◆ **Information shown**:
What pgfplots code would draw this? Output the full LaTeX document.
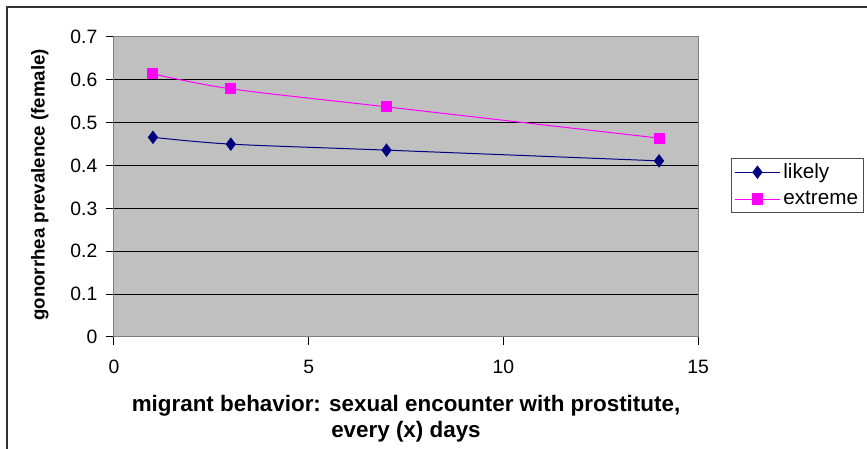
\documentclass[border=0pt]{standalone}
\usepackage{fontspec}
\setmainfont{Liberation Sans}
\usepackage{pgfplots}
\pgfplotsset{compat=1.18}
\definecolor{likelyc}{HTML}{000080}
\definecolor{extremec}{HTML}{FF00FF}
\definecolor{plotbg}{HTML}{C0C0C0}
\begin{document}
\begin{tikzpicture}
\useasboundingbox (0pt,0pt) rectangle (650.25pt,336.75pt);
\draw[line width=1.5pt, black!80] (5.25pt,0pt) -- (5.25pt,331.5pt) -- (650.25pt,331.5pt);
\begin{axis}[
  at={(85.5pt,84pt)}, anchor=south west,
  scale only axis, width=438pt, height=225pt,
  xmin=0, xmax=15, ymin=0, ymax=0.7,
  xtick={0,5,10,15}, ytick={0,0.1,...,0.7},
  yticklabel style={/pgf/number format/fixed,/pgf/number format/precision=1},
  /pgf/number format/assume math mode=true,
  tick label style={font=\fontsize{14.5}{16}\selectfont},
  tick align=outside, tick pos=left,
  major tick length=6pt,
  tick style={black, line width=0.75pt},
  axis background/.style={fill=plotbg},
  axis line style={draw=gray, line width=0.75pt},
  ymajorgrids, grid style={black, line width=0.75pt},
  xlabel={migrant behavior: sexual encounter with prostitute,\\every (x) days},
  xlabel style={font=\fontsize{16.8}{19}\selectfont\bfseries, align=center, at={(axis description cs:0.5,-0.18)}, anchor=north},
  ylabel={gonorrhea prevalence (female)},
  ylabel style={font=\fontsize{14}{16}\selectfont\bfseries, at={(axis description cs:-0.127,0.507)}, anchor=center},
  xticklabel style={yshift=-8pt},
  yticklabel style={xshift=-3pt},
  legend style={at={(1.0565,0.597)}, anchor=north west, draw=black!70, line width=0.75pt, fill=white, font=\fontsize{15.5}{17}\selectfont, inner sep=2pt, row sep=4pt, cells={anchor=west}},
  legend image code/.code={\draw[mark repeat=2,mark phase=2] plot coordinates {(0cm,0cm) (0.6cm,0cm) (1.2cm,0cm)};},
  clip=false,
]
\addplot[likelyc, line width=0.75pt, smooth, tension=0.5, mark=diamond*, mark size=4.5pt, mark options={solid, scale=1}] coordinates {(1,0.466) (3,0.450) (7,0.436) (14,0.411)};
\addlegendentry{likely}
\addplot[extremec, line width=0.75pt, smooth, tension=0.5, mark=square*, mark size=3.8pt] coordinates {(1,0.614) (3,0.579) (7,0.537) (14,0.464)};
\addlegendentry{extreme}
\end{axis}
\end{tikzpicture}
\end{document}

◆ **Aim of the exercise**: Reproduce the material in its entirety and word for word, without the pictures.

◆ **Response to this exercise**:
What pgfplots code would draw this? Output the full LaTeX document.
\documentclass[border=0pt]{standalone}
\usepackage{fontspec}
\setmainfont{Liberation Sans}
\usepackage{pgfplots}
\pgfplotsset{compat=1.18}
\definecolor{likelyc}{HTML}{000080}
\definecolor{extremec}{HTML}{FF00FF}
\definecolor{plotbg}{HTML}{C0C0C0}
\begin{document}
\begin{tikzpicture}
\useasboundingbox (0pt,0pt) rectangle (650.25pt,336.75pt);
\draw[line width=1.5pt, black!80] (5.25pt,0pt) -- (5.25pt,331.5pt) -- (650.25pt,331.5pt);
\begin{axis}[
  at={(85.5pt,84pt)}, anchor=south west,
  scale only axis, width=438pt, height=225pt,
  xmin=0, xmax=15, ymin=0, ymax=0.7,
  xtick={0,5,10,15}, ytick={0,0.1,...,0.7},
  yticklabel style={/pgf/number format/fixed,/pgf/number format/precision=1},
  /pgf/number format/assume math mode=true,
  tick label style={font=\fontsize{14.5}{16}\selectfont},
  tick align=outside, tick pos=left,
  major tick length=6pt,
  tick style={black, line width=0.75pt},
  axis background/.style={fill=plotbg},
  axis line style={draw=gray, line width=0.75pt},
  ymajorgrids, grid style={black, line width=0.75pt},
  xlabel={migrant behavior: sexual encounter with prostitute,\\every (x) days},
  xlabel style={font=\fontsize{16.8}{19}\selectfont\bfseries, align=center, at={(axis description cs:0.5,-0.18)}, anchor=north},
  ylabel={gonorrhea prevalence (female)},
  ylabel style={font=\fontsize{14}{16}\selectfont\bfseries, at={(axis description cs:-0.127,0.507)}, anchor=center},
  xticklabel style={yshift=-8pt},
  yticklabel style={xshift=-3pt},
  legend style={at={(1.0565,0.597)}, anchor=north west, draw=black!70, line width=0.75pt, fill=white, font=\fontsize{15.5}{17}\selectfont, inner sep=2pt, row sep=4pt, cells={anchor=west}},
  legend image code/.code={\draw[mark repeat=2,mark phase=2] plot coordinates {(0cm,0cm) (0.6cm,0cm) (1.2cm,0cm)};},
  clip=false,
]
\addplot[likelyc, line width=0.75pt, smooth, tension=0.5, mark=diamond*, mark size=4.5pt, mark options={solid, scale=1}] coordinates {(1,0.466) (3,0.450) (7,0.436) (14,0.411)};
\addlegendentry{likely}
\addplot[extremec, line width=0.75pt, smooth, tension=0.5, mark=square*, mark size=3.8pt] coordinates {(1,0.614) (3,0.579) (7,0.537) (14,0.464)};
\addlegendentry{extreme}
\end{axis}
\end{tikzpicture}
\end{document}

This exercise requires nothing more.